Now to be fair, I have also had great experiences at the center with people who want to learn more about my sexuality and show an understanding that I can’t be defined in typical straight/gay terms. Yet the overwhelming tendency people have to associate LGBT with “gay” has been a bit of a bother for me. (Yeah, I’m prone to understatement.) When I hang a rainbow flag out of my window, to most that means that I support gay rights. But I don’t. I support LGBTQQIA (the A in this case being Asexual) rights and equality. I feel that too often when I am in the LGBT Center, it is assumed that I will only talk about my “gay side” and that my “straight side” is a taboo which unsuitable for conversation in such close proximity to rainbows. Well, I don’t have a straight side and a gay side, I am a bisexual.
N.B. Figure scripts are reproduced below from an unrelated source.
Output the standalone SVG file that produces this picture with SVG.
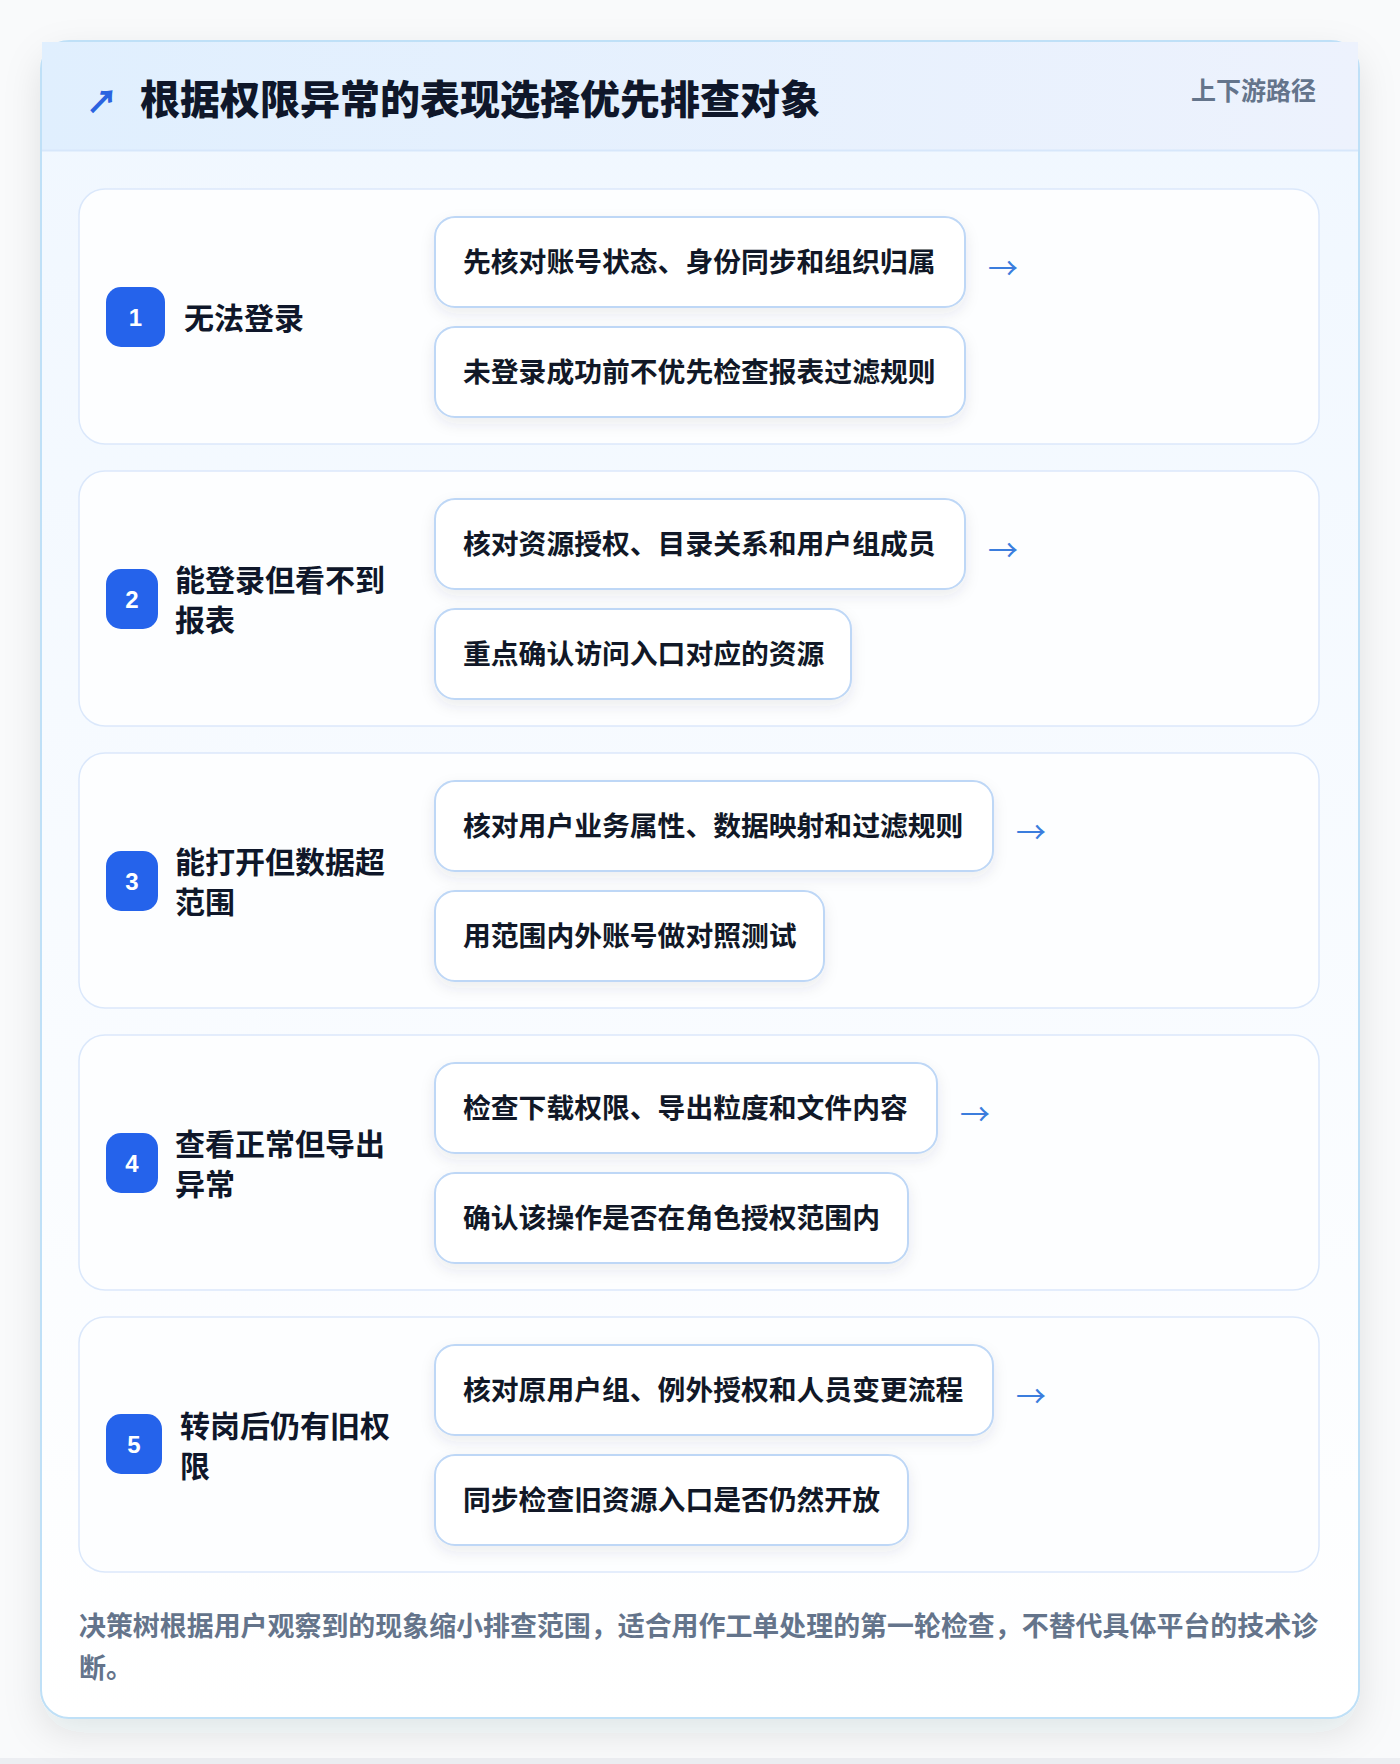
<svg xmlns="http://www.w3.org/2000/svg" width="1400" height="1764" viewBox="0 0 1400 1764">
<defs>
<linearGradient id="hdr" x1="0" y1="0" x2="1" y2="0"><stop offset="0" stop-color="#e0effe"/><stop offset="1" stop-color="#edf2fd"/></linearGradient>
<linearGradient id="body" x1="0" y1="0" x2="0" y2="1"><stop offset="0" stop-color="#f0f7ff"/><stop offset="1" stop-color="#ffffff"/></linearGradient>
<filter id="cardShadow" x="-10%" y="-10%" width="120%" height="120%"><feDropShadow dx="0" dy="14" stdDeviation="18" flood-color="#1e293b" flood-opacity="0.10"/></filter>
<filter id="boxShadow" x="-10%" y="-20%" width="120%" height="160%"><feDropShadow dx="0" dy="6" stdDeviation="7" flood-color="#334155" flood-opacity="0.09"/></filter>
<style>
.row{fill:#fdfeff;stroke:#dbe8fb;stroke-width:1.5}
.box{fill:#ffffff;stroke:#bed7f6;stroke-width:2}
.badge{fill:#2563eb}
.num{font-family:"Liberation Sans","Noto Sans CJK SC",sans-serif;font-weight:700;font-size:24px;fill:#ffffff;text-anchor:middle;dominant-baseline:central}
.lbl{font-family:"Noto Sans CJK SC","Noto Sans",sans-serif;font-weight:700;font-size:30px;fill:#0f172a;dominant-baseline:central}
.bt{font-family:"Noto Sans CJK SC","Noto Sans",sans-serif;font-weight:700;font-size:27.8px;fill:#111827;dominant-baseline:central}
.arr{font-family:"Noto Sans CJK SC",sans-serif;font-weight:400;font-size:30px;fill:#3b7ddd;dominant-baseline:central}
.foot{font-family:"Noto Sans CJK SC","Noto Sans",sans-serif;font-weight:700;font-size:27px;fill:#64748b;dominant-baseline:central}
</style>
</defs>
<rect x="0" y="0" width="1400" height="1764" fill="#f9fafb"/>
<rect x="0" y="1758" width="1400" height="6" fill="#eceef2"/>
<g id="card">
<rect x="41" y="41" width="1318" height="1677" rx="28" fill="url(#body)" stroke="#bfe0f7" stroke-width="2" filter="url(#cardShadow)"/>
<rect x="42" y="42" width="1316" height="108" fill="url(#hdr)"/>
<line x1="42" y1="150.5" x2="1358" y2="150.5" stroke="#d7e7fb" stroke-width="2"/>
<text x="86" y="99" font-family="Noto Sans CJK SC, DejaVu Sans, sans-serif" font-size="32" font-weight="900" fill="#2b63e0" dominant-baseline="central">↗</text>
<text x="140" y="97" font-family="Noto Sans CJK SC, sans-serif" font-size="40" font-weight="900" fill="#0f172a" dominant-baseline="central">根据权限异常的表现选择优先排查对象</text>
<text x="1316" y="89" font-family="Noto Sans CJK SC, sans-serif" font-size="25" font-weight="700" fill="#64748b" text-anchor="end" dominant-baseline="central">上下游路径</text>
</g>
<g id="row1">
<rect class="row" x="79" y="189" width="1240" height="255" rx="26"/>
<rect class="badge" x="106" y="287" width="59" height="60" rx="15"/>
<text class="num" x="135.5" y="317">1</text>
<text class="lbl" x="184" y="316">无法登录</text>
<rect class="box" x="435" y="217" width="530" height="90" rx="20" filter="url(#boxShadow)"/>
<text class="bt" x="463" y="260">先核对账号状态、身份同步和组织归属</text>
<rect class="box" x="435" y="327" width="530" height="90" rx="20" filter="url(#boxShadow)"/>
<text class="bt" x="463" y="370">未登录成功前不优先检查报表过滤规则</text>
</g>
<g id="row2">
<rect class="row" x="79" y="471" width="1240" height="255" rx="26"/>
<rect class="badge" x="106" y="569" width="52" height="60" rx="15"/>
<text class="num" x="132" y="599">2</text>
<text class="lbl" x="175" y="578">能登录但看不到</text>
<text class="lbl" x="175" y="618">报表</text>
<rect class="box" x="435" y="499" width="530" height="90" rx="20" filter="url(#boxShadow)"/>
<text class="bt" x="463" y="542">核对资源授权、目录关系和用户组成员</text>
<rect class="box" x="435" y="609" width="416" height="90" rx="20" filter="url(#boxShadow)"/>
<text class="bt" x="463" y="652">重点确认访问入口对应的资源</text>
</g>
<g id="row3">
<rect class="row" x="79" y="753" width="1240" height="255" rx="26"/>
<rect class="badge" x="106" y="851" width="52" height="60" rx="15"/>
<text class="num" x="132" y="881">3</text>
<text class="lbl" x="175" y="860">能打开但数据超</text>
<text class="lbl" x="175" y="900">范围</text>
<rect class="box" x="435" y="781" width="558" height="90" rx="20" filter="url(#boxShadow)"/>
<text class="bt" x="463" y="824">核对用户业务属性、数据映射和过滤规则</text>
<rect class="box" x="435" y="891" width="389" height="90" rx="20" filter="url(#boxShadow)"/>
<text class="bt" x="463" y="934">用范围内外账号做对照测试</text>
</g>
<g id="row4">
<rect class="row" x="79" y="1035" width="1240" height="255" rx="26"/>
<rect class="badge" x="106" y="1133" width="52" height="60" rx="15"/>
<text class="num" x="132" y="1163">4</text>
<text class="lbl" x="175" y="1142">查看正常但导出</text>
<text class="lbl" x="175" y="1182">异常</text>
<rect class="box" x="435" y="1063" width="502" height="90" rx="20" filter="url(#boxShadow)"/>
<text class="bt" x="463" y="1106">检查下载权限、导出粒度和文件内容</text>
<rect class="box" x="435" y="1173" width="473" height="90" rx="20" filter="url(#boxShadow)"/>
<text class="bt" x="463" y="1216">确认该操作是否在角色授权范围内</text>
</g>
<g id="row5">
<rect class="row" x="79" y="1317" width="1240" height="255" rx="26"/>
<rect class="badge" x="106" y="1414" width="56" height="60" rx="15"/>
<text class="num" x="134" y="1444">5</text>
<text class="lbl" x="180" y="1424">转岗后仍有旧权</text>
<text class="lbl" x="180" y="1464">限</text>
<rect class="box" x="435" y="1345" width="558" height="90" rx="20" filter="url(#boxShadow)"/>
<text class="bt" x="463" y="1388">核对原用户组、例外授权和人员变更流程</text>
<rect class="box" x="435" y="1455" width="473" height="90" rx="20" filter="url(#boxShadow)"/>
<text class="bt" x="463" y="1498">同步检查旧资源入口是否仍然开放</text>
</g>
<g id="connectors">
<text class="arr" x="988" y="266">→</text>
<text class="arr" x="988" y="548">→</text>
<text class="arr" x="1016" y="830">→</text>
<text class="arr" x="960" y="1112">→</text>
<text class="arr" x="1016" y="1394">→</text>
</g>
<g id="footer">
<text class="foot" x="79" y="1624" textLength="1239" lengthAdjust="spacingAndGlyphs">决策树根据用户观察到的现象缩小排查范围，适合用作工单处理的第一轮检查，不替代具体平台的技术诊</text>
<text class="foot" x="79" y="1666">断。</text>
</g>
</svg>
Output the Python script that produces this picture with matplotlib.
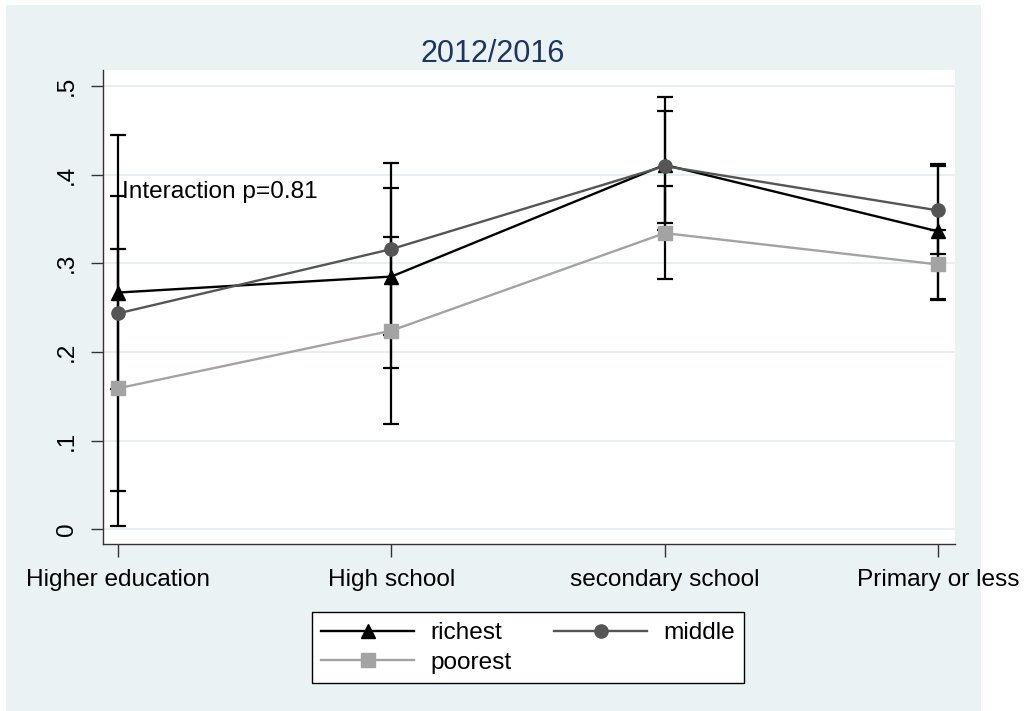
import numpy as np
import matplotlib
matplotlib.use('Agg')
import matplotlib.pyplot as plt
from matplotlib.patches import Rectangle

plt.rcParams['font.family'] = ['Liberation Sans', 'DejaVu Sans']

categories = ['Higher education', 'High school', 'secondary school', 'Primary or less']

richest = [0.267, 0.285, 0.411, 0.336]
richest_lo = [0.158, 0.182, 0.337, 0.260]
richest_hi = [0.376, 0.385, 0.487, 0.412]

middle = [0.2435, 0.316, 0.4096, 0.3596]
middle_lo = [0.043, 0.219, 0.346, 0.310]
middle_hi = [0.445, 0.413, 0.472, 0.410]

poorest = [0.159, 0.224, 0.334, 0.2987]
poorest_lo = [0.004, 0.119, 0.282, 0.2585]
poorest_hi = [0.316, 0.330, 0.387, 0.338]

yticks = [0, 0.1, 0.2, 0.3, 0.4, 0.5]
ytick_labels = ['0', '.1', '.2', '.3', '.4', '.5']

bg = '#eaf2f3'
fs = 17.6

fig = plt.figure(figsize=(10.25, 7.11), dpi=100)
fig.patch.set_facecolor('white')
# graph region box
fig.patches.append(Rectangle((6 / 1025, 0), 975 / 1025, 706 / 711,
                             transform=fig.transFigure, facecolor=bg,
                             edgecolor='none', zorder=-10))

ax = fig.add_axes([103 / 1025, 167 / 711, 852 / 1025, 474 / 711])
ax.set_facecolor('white')

x = np.arange(len(categories))
series = [
    (richest, richest_lo, richest_hi, 'black', '^', 'richest'),
    (middle, middle_lo, middle_hi, '#555555', 'o', 'middle'),
    (poorest, poorest_lo, poorest_hi, '#a3a3a3', 's', 'poorest'),
]

# confidence intervals first, lines drawn over them
for m, lo, hi, c, mk, lab in series:
    m = np.array(m)
    err = [m - np.array(lo), np.array(hi) - m]
    ax.errorbar(x, m, yerr=err, fmt='none', ecolor='black',
                elinewidth=1.6, capsize=6, capthick=1.6, zorder=2)

handles = {}
for m, lo, hi, c, mk, lab in series:
    h, = ax.plot(x, m, color=c, marker=mk, markersize=9.5, linewidth=1.7,
                 label=lab, zorder=3)
    handles[lab] = h

ax.set_xlim(-0.055, 3.062)
ax.set_ylim(-0.0166, 0.518)
ax.set_yticks(yticks)
ax.set_yticklabels(ytick_labels, rotation=90, va='center')
ax.set_xticks(x)
ax.set_xticklabels(categories)
ax.tick_params(axis='both', labelsize=fs, direction='out', length=9,
               width=1, color='#333333', pad=9)
ax.grid(axis='y', color='#e3ecee', linewidth=1.2, zorder=0)
ax.set_axisbelow(True)
for s in ['top', 'right']:
    ax.spines[s].set_visible(False)
for s in ['left', 'bottom']:
    ax.spines[s].set_color('#333333')
    ax.spines[s].set_linewidth(1)

ax.text(0.013, 0.3735, 'Interaction p=0.81', fontsize=fs, ha='left',
        va='baseline', zorder=4)

fig.text(493 / 1025, 1 - 61.5 / 711, '2012/2016', fontsize=22,
         color='#1e3562', ha='center', va='baseline')

# column-major fill: richest/poorest in column 1, middle in column 2
order = ['richest', 'poorest', 'middle']
leg = fig.legend(handles=[handles[k] for k in order], labels=order,
                 loc='upper center', bbox_to_anchor=(528 / 1025, 1 - 600 / 711),
                 ncol=2, fontsize=fs, frameon=True, fancybox=False,
                 framealpha=1, handlelength=3.8, handletextpad=0.65,
                 columnspacing=1.75, borderpad=0.4, labelspacing=0.3)
leg.get_frame().set_edgecolor('black')
leg.get_frame().set_linewidth(1)
leg.get_frame().set_facecolor('white')

fig.savefig('out.png', dpi=100, facecolor=fig.get_facecolor())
And I, and any other member of this community who doesn’t identify as gay or straight, shouldn’t have to try to figure out how to define my sexuality in terms that are compatible with the typical binary notion. Just some food for thought. Maybe that boy/girl you’re totally sure is gay is actually bisexual. Or pansexual. Or demisexual. You just don’t know, so please try not to assume for your own convenience.

May 3, 2012

Throwback Thursdays: Tough revealing sexual orientation to family

[Editor's Note: Hey Readers! Welcome to the seventh installation of "Throwback Thursdays." Every first Thursday of the month we'll feature a post from the BDU Blog, Version 1.0. This post is about a person struggling with coming out to their parents in a different sense than we normally might think of coming out trouble.It's a short one, but it's a good one. Enjoy.]


January 19, 2009


One of my biggest fears in coming out to my family members is that by telling them, I'm acknowledging myself as a sexual being. I'm not okay with that yet and I know that it's something that I need to work on within myself. This is who I am and I can't change what some people will think. How beautiful a life will be in which I am accepting and loving of every part of my identity. And that it is a joy, a good thing that I am sharing when I come out to my family.